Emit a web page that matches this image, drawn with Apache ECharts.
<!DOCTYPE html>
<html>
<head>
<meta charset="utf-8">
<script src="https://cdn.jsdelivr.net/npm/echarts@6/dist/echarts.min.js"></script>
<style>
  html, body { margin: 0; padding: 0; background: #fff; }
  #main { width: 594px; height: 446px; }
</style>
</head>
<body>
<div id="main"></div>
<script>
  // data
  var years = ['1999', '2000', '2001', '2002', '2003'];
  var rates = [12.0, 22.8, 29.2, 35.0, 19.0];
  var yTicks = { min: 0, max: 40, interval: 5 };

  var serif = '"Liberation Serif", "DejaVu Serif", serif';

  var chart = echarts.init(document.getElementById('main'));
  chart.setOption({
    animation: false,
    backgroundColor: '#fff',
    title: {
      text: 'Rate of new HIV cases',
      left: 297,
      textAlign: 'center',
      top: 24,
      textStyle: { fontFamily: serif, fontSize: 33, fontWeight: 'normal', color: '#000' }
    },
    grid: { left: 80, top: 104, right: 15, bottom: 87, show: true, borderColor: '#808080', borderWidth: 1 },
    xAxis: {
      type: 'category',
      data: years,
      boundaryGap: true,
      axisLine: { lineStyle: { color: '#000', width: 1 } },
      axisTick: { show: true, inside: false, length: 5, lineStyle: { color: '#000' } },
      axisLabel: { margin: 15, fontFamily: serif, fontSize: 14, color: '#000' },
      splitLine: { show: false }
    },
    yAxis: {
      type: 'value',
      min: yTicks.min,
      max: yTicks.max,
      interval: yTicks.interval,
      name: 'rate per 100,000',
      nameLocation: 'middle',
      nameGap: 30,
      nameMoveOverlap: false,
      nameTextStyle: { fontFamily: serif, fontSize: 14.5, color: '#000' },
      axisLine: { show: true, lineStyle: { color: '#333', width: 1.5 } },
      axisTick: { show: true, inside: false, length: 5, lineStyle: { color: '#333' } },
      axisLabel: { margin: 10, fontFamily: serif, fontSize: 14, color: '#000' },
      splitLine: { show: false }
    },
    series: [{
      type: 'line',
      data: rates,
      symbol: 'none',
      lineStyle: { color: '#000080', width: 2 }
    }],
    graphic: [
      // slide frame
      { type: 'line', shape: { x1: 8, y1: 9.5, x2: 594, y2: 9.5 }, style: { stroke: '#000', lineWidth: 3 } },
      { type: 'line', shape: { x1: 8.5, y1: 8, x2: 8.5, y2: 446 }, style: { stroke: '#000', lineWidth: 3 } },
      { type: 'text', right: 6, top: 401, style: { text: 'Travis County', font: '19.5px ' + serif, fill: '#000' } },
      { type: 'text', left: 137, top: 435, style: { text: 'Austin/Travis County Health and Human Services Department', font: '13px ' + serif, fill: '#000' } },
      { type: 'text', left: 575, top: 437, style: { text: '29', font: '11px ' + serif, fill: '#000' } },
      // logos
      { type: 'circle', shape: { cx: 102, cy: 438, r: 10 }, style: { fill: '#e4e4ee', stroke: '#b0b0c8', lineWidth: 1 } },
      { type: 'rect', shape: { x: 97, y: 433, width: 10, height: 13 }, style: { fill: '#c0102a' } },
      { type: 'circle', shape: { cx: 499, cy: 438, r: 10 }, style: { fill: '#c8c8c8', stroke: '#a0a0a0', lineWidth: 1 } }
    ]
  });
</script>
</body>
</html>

□ □ □ □ □

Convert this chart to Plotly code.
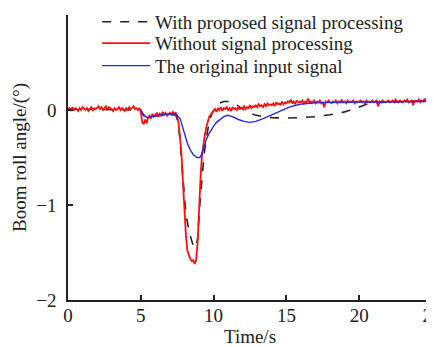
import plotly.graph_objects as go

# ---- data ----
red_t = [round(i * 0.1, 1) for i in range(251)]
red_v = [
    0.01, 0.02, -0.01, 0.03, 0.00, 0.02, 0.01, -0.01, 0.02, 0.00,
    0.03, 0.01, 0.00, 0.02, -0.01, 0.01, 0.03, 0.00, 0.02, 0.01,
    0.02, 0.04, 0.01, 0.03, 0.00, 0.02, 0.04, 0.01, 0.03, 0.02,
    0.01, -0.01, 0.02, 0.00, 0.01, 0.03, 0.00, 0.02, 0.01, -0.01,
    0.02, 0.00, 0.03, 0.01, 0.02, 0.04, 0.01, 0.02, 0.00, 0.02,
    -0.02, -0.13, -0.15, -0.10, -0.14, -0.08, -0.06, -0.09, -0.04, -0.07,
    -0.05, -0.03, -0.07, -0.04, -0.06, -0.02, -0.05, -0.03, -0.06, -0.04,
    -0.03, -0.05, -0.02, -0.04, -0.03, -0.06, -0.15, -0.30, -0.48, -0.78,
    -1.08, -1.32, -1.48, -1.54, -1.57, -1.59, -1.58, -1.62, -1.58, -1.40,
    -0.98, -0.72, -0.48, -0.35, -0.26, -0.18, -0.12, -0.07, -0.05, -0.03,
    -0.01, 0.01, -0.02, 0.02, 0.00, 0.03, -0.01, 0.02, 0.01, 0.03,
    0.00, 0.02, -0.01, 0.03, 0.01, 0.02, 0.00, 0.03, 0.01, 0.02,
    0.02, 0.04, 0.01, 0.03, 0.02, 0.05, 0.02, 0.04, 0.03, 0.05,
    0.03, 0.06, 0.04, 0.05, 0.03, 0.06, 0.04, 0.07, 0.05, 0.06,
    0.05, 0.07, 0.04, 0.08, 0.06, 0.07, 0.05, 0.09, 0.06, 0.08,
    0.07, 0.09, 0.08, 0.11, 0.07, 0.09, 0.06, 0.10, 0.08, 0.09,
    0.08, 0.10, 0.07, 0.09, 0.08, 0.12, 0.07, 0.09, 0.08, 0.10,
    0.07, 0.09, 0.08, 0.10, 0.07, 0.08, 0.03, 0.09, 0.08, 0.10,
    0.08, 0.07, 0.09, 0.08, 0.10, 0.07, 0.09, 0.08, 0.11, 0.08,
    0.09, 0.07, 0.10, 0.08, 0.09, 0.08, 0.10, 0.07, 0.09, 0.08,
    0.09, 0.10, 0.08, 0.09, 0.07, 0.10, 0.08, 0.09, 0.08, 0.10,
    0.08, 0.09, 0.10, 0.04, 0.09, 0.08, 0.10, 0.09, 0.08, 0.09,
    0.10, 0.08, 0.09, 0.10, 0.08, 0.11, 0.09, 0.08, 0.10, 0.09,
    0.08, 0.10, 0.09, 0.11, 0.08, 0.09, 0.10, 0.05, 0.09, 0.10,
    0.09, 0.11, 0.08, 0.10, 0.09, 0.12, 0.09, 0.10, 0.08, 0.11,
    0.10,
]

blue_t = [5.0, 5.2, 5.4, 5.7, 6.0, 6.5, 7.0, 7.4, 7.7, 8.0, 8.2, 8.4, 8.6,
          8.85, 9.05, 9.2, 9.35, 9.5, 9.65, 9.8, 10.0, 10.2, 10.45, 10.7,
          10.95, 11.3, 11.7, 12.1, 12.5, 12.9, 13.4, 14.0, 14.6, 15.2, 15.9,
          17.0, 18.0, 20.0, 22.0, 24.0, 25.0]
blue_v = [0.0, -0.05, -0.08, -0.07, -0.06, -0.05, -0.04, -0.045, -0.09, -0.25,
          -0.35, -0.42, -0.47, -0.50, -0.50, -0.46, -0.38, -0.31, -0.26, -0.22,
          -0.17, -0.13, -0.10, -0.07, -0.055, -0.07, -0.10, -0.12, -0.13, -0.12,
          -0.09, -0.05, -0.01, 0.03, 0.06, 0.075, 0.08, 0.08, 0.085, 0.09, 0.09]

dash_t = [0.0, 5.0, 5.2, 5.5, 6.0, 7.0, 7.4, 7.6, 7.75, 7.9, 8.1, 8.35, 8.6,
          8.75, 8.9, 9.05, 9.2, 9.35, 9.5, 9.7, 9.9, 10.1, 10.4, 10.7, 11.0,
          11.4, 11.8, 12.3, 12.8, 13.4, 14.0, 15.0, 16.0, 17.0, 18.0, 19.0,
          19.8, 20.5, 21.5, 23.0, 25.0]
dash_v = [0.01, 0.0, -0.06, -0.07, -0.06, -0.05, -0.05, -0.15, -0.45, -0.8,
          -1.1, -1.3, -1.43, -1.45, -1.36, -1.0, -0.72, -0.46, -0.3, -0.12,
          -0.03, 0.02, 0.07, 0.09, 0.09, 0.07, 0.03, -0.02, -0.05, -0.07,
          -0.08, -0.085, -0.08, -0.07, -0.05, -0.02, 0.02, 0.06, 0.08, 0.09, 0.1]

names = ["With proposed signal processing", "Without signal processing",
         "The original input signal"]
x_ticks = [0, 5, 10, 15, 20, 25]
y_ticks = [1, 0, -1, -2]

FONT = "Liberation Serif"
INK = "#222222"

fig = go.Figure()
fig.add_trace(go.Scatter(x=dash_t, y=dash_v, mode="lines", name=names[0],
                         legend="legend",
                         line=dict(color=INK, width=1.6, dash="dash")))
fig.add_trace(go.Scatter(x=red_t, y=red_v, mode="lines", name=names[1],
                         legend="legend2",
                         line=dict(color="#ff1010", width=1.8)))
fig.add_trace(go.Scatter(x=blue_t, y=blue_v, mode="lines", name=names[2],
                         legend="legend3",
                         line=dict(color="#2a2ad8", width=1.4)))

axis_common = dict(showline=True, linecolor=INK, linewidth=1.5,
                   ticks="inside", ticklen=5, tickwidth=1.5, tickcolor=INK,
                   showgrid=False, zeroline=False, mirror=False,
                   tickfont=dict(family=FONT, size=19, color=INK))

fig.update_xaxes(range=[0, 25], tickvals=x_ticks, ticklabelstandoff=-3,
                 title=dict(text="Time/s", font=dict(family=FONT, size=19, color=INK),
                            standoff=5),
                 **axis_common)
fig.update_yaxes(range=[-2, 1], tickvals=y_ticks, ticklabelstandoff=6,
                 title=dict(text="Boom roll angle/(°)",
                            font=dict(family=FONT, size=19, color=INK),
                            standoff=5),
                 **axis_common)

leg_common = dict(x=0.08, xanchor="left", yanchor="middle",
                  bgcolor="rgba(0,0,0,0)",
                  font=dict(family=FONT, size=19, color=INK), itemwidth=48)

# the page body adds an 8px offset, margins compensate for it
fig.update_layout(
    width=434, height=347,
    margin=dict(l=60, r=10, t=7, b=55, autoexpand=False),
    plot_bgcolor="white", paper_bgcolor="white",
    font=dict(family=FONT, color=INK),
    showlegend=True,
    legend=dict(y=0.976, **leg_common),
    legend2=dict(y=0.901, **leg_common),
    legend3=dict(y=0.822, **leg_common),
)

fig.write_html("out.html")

□ □ □ □ □

> **What is required**
Among the records above, locate the line containing "Convert this chart to Plotly code." and the line containing "import plotly.graph_objects as go", then transcribe exactly the lines starting at the first and ending at the second, with no pictures.

> **Solution for this task**
Convert this chart to Plotly code.
import plotly.graph_objects as go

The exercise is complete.